Texas squeezed by on Tuesday with just enough electricity to keep the lights on. On Wednesday, it will face the prospect of blackouts all over again.

Temperatures are expected to reach 37 degrees Celsius in Houston as a heat wave that's expected to drag on through the end of the week blankets the western half of the US. The extreme weather is testing Texas's power grid just four months after a freak winter storm blacked out millions of people across the state and left more than 150 people dead.

Another hot day is expected today, with locations all across North & Central TX expected to warm into the mid to upper 90s this afternoon.

The searing weather marks the first heat-related stress tests of the year for U.S. electricity grids as a historic drought grips the western half of the nation.

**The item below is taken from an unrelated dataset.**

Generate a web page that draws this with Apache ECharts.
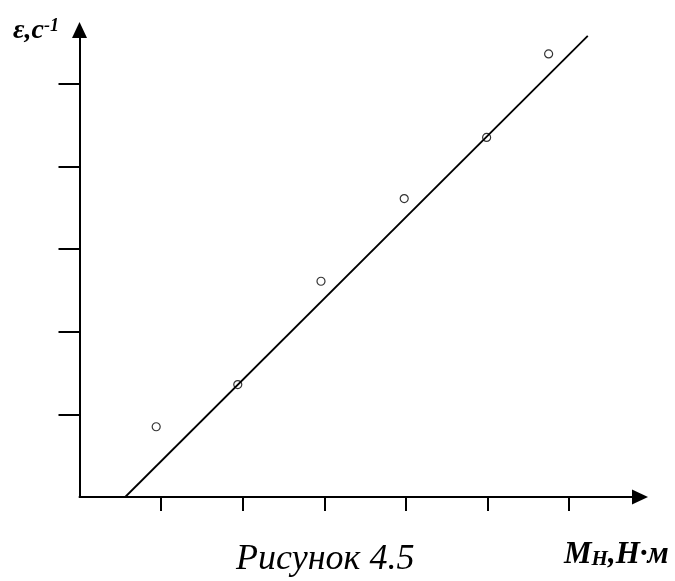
<!DOCTYPE html>
<html>
<head>
<meta charset="utf-8">
<script src="https://cdn.jsdelivr.net/npm/echarts@6/dist/echarts.min.js"></script>
<style>
  html, body { margin: 0; padding: 0; background: #fff; }
  #chart { width: 675px; height: 581px; }
</style>
</head>
<body>
<div id="chart"></div>
<script>
// measured points (M_H, eps)
const momentX = [0.94, 1.94, 2.96, 3.98, 4.99, 5.75];
const epsY = [0.85, 1.36, 2.61, 3.61, 4.35, 5.36];
// fitted straight line, two ends
const fitX = [0.56, 6.23];
const fitY = [0, 5.58];
// tick positions (no labels in the picture)
const xTicks = [1, 2, 3, 4, 5, 6];
const yTicks = [1, 2, 3, 4, 5];

const font = '"Liberation Serif", "Times New Roman", serif';

const chart = echarts.init(document.getElementById('chart'));
chart.setOption({
  animation: false,
  backgroundColor: '#fff',
  grid: { left: 79.5, right: 35, top: 30, bottom: 84 },
  xAxis: {
    type: 'value',
    min: 0,
    max: 6.87,
    axisLine: {
      lineStyle: { color: '#000', width: 2 },
      symbol: ['none', 'triangle'],
      symbolSize: [15, 16]
    },
    axisTick: { show: true, customValues: xTicks, length: 14, lineStyle: { color: '#000', width: 2 } },
    axisLabel: { show: false },
    splitLine: { show: false }
  },
  yAxis: {
    type: 'value',
    min: 0,
    max: 5.65,
    axisLine: {
      show: true,
      lineStyle: { color: '#000', width: 2 },
      symbol: ['none', 'triangle'],
      symbolSize: [15, 16]
    },
    axisTick: { show: true, customValues: yTicks, length: 21, lineStyle: { color: '#000', width: 2 } },
    axisLabel: { show: false },
    splitLine: { show: false }
  },
  series: [
    {
      type: 'line',
      data: fitX.map((x, i) => [x, fitY[i]]),
      showSymbol: false,
      lineStyle: { color: '#000', width: 1.8 },
      silent: true
    },
    {
      type: 'scatter',
      data: momentX.map((x, i) => [x, epsY[i]]),
      symbol: 'circle',
      symbolSize: 8,
      itemStyle: { color: '#fff', borderColor: '#000', borderWidth: 1.2 }
    }
  ],
  graphic: [
    {
      type: 'text',
      left: 13,
      top: 17,
      style: {
        text: '{a|ε,c}{s|-1}',
        rich: {
          a: { fontFamily: font, fontSize: 28, fontWeight: 'bold', fontStyle: 'italic', fill: '#000', verticalAlign: 'bottom' },
          s: { fontFamily: font, fontSize: 18, fontWeight: 'bold', fontStyle: 'italic', fill: '#000', verticalAlign: 'top' }
        }
      }
    },
    {
      type: 'text',
      left: 564,
      top: 539,
      style: {
        text: '{a|М}{b|Н}{a|,Н·м}',
        rich: {
          a: { fontFamily: font, fontSize: 31, fontWeight: 'bold', fontStyle: 'italic', fill: '#000', verticalAlign: 'bottom' },
          b: { fontFamily: font, fontSize: 21, fontWeight: 'bold', fontStyle: 'italic', fill: '#000', verticalAlign: 'bottom' }
        }
      }
    },
    {
      type: 'text',
      left: 236,
      top: 542,
      style: {
        text: 'Рисунок 4.5',
        fontFamily: font,
        fontSize: 36,
        fontStyle: 'italic',
        fill: '#000'
      }
    }
  ]
});
</script>
</body>
</html>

It comes nearly one year after California witnessed its own rolling blackouts during a heat wave last summer.

The Texas grid operator said Tuesday afternoon local time that its system remained stable despite crushing demand. It reported having about 3.4 gigawatts of power reserves, representing a extra-supply margin of about 10%. Spare capacity had grown to nearly 8 gigawatts early Wednesday morning as temperatures dropped.

The Electric Reliability Council of Texas said it would call the first stage of a grid emergency should reserves fall below 2.3 gigawatts and would start rolling blackouts if they fell below 1 gigawatt.

The tight supply conditions came after generating plants with as much as 10.6 gigawatts of capacity -- enough to power about 2.1 million homes -- were unexpectedly down for repairs amid elevated demand. About two-thirds of those out of service are natural gas, coal and nuclear plants. The rest are wind and solar, the grid operator said.

California officials also warned that power demand could outstrip supply later in the week. Supplies could be tightest on Thursday, when demand could top 43 gigawatts, or about 3.4 gigawatts more than projected supplies, according to the California Independent System Operator, which manages most of the state's power grid.

Though it often relies on electricity from neighboring states during heat waves, this week's heat is expected to stretch clear to the Canadian border, limiting imports, the operator said.